The image forced me to ask the author for something else. Surprisingly, the replacement was focused, correctly exposed, and taken against a neutral background. It was still a horizontal, but the 3MB file size allowed me to crop a head-and-shoulders image.
Two other photos were simply adequate. They weren't awful, but they didn't communicate that the writer really cared.
In all fairness, the fifth photo set the bar high. A studio image, its lighting was flattering and the image was crisp and tightly cropped. The subject, who speaks professionally to promote her writing, wore a scarf that matched the background color. Nothing in the image was over the top. It quietly said, “I'm a professional.”
What's in a File Name?
The file name of the fifth photo made me expect something good. The name of the image, from Ima Writer, was “Ima Writer 2013.jpg.” I was dealing with someone who cared to make things efficient for an editor. She knows what it's like to search a folder of anonymously tagged files.
The other four photos, two from “from Wanna Bee,” were labeled: “bookcover mug.jpg”; “newWBmug.jpg”; “#0053.jpg”; and IMG 0058.jpg.” Enough said.
You Don't Need a Studio
Producing an adequate author photo doesn't take a trip to a studio. With a bit of planning and a digital camera, you can achieve a photo that’s fine for publication. Just make sure you, and the friend who takes the photos, follow these tips.
1. Dress appropriately. Your appearance should say you’re a professional.
2. Stand in open shade, not facing the sun or with the sun at your back. This prevents harsh shadows or glare. If the camera has a “fill flash” option, try it.
3. Check what’s in back. Stand before a plain, uncluttered background—one not the same color as your outfit or that doesn't clash. Avoid the “tree-growing-from-the-back-of-your-head” syndrome.

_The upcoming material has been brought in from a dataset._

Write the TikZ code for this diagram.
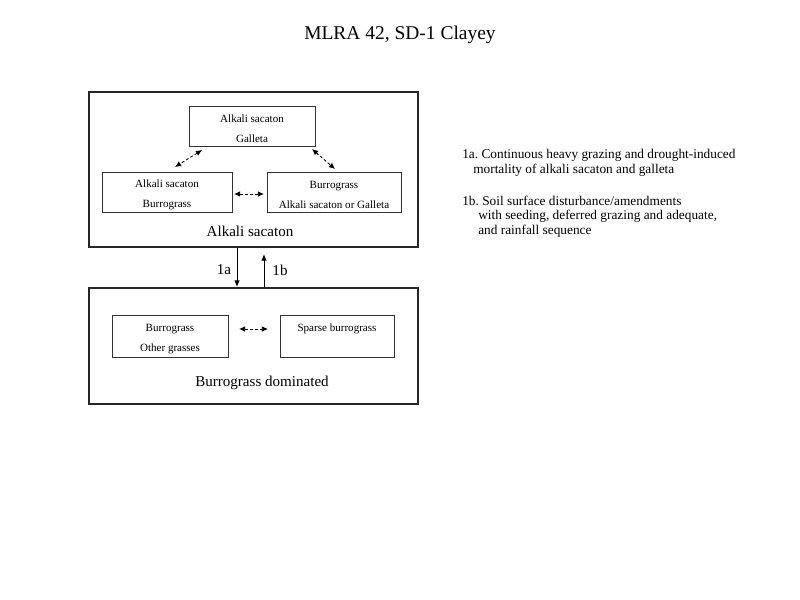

4. Step away from a wall—if you take a photo inside. The flash will cast a harsh shadow behind you. Stand six to eight feet from a wall (and make sure it’s plain).
5. Turn the camera sideways and zoom in. Unless the publisher requests an “environmental portrait” that shows you at work, use a telephoto setting and take vertical “head-and-shoulders” shots.
6. Use the camera’s “portrait” setting.
7. Don’t settle for the first try. Taking extra digital images will yield better results. Try several poses, with multiple shots of each. Then send only the best one—clearly labeled.